By Thought Leaders Archives
Cover image for  article: Advertising, Marketing and Moments of Truth

AG Lafley started it.  The then-CEO of P&G in 2005 described the "first moment of truth" as the point at which an interaction between a brand and consumer occurs that impacts that consumer's perception of the brand.  Critically, it referred to a moment online or offline at which the consumer had the opportunity to purchase.  The "second moment of truth" is the purchase itself and the subsequent experience of that brand.  Later, the "third moment of truth" described the turning of experience into advocacy -- either positive or negative.

Three moments of truth were clearly not sufficient.  Google's Jim Lecinski, in 2011, described ZMOT, the "zero moment of truth," as category or product level, pre-purchase research.  ZMOT had become, and remains, good business for Google.

In 2014 Amit Sharma described the "actual moment of truth" as the gap between the execution of an online purchase and the delivery of the goods.

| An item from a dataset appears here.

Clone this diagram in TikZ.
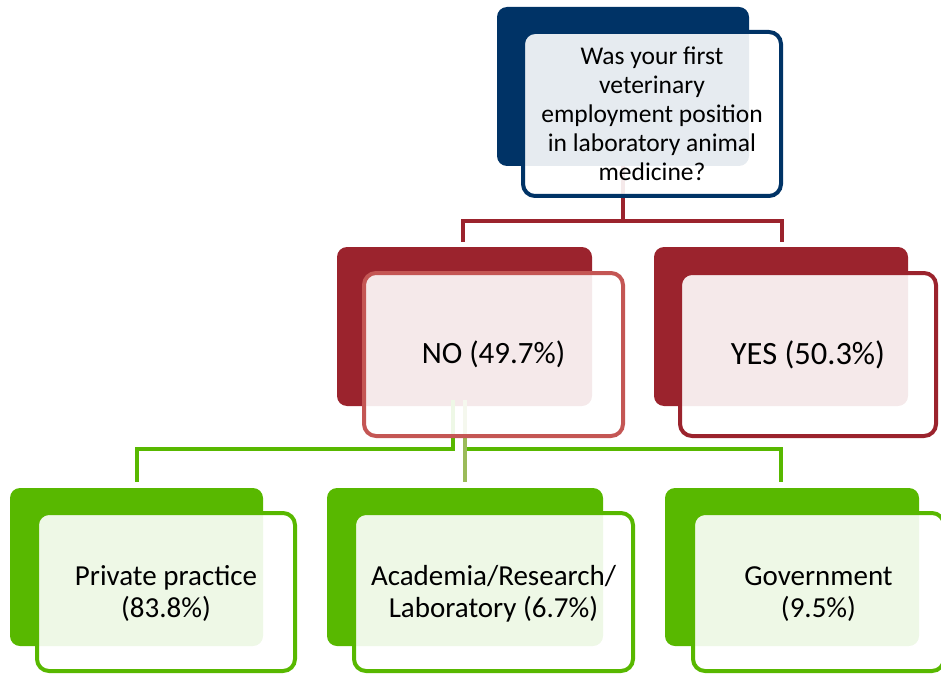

This gap has become a niche customer service opportunity that started with delivery tracking and has evolved into bot-driven messenger service updates.

Remarkably there are other moments of truth.  Bryan Gildenberg, of Kantar Consulting, and I suggested the existence of the "negative one moment of truth."  We used Amazon's predictive demand -- they know you need it before you do -- as the example.  Our real purpose in defining this was to suggest that if shoppers formed a subscription habit two things would happen.  First, the opportunity for brands to create a successful first moment of truth would be compromised by the inertia of a "persistent" basket and a perceptual narrowing of choice.  Second, even those persistent "in basket" brands would lose any pricing leverage as the retailer -- Amazon in this case -- would happily create the opportunity for substitution if a competitor offered an even deeper discount that may or may not be passed to the consumer.

The common factor among these assorted moments of truth is that advertising figures little in any of the definitions; yet it's clear that advertising does play a role and always has.  Most literally in a time long, long ago many ads implored readers and viewers (and cats for that matter) to "ask for it by name."  The message was and is clear; awareness and memorability are a helpful precursor to any point of purchase or pre-purchase moment of truth.

Sometimes you could be forgiven for thinking that this was "how it used to be," but just maybe what goes around comes around.  In the age of voice and visual search "ask for it by name," pack memorability and cultural relevance at scale could not be more important.  If that's true advertising could not be more important either.

Of course, it's also true that some brands have been built without advertising -- albeit not many profitable ones.  Each of them remain the rare exception rather than the rule.  Even in the increasingly fashionable direct-to-consumer brands which are less dependent on traditional mediated distribution channels and traditional media it is increasingly apparent that "performance media" and word of mouth are capped in their potential for creating reach and awareness -- to the delight, if not the surprise, of owners of all ad-supported media.  When Caspar buys TV and opens stores, you know that everything old is new again.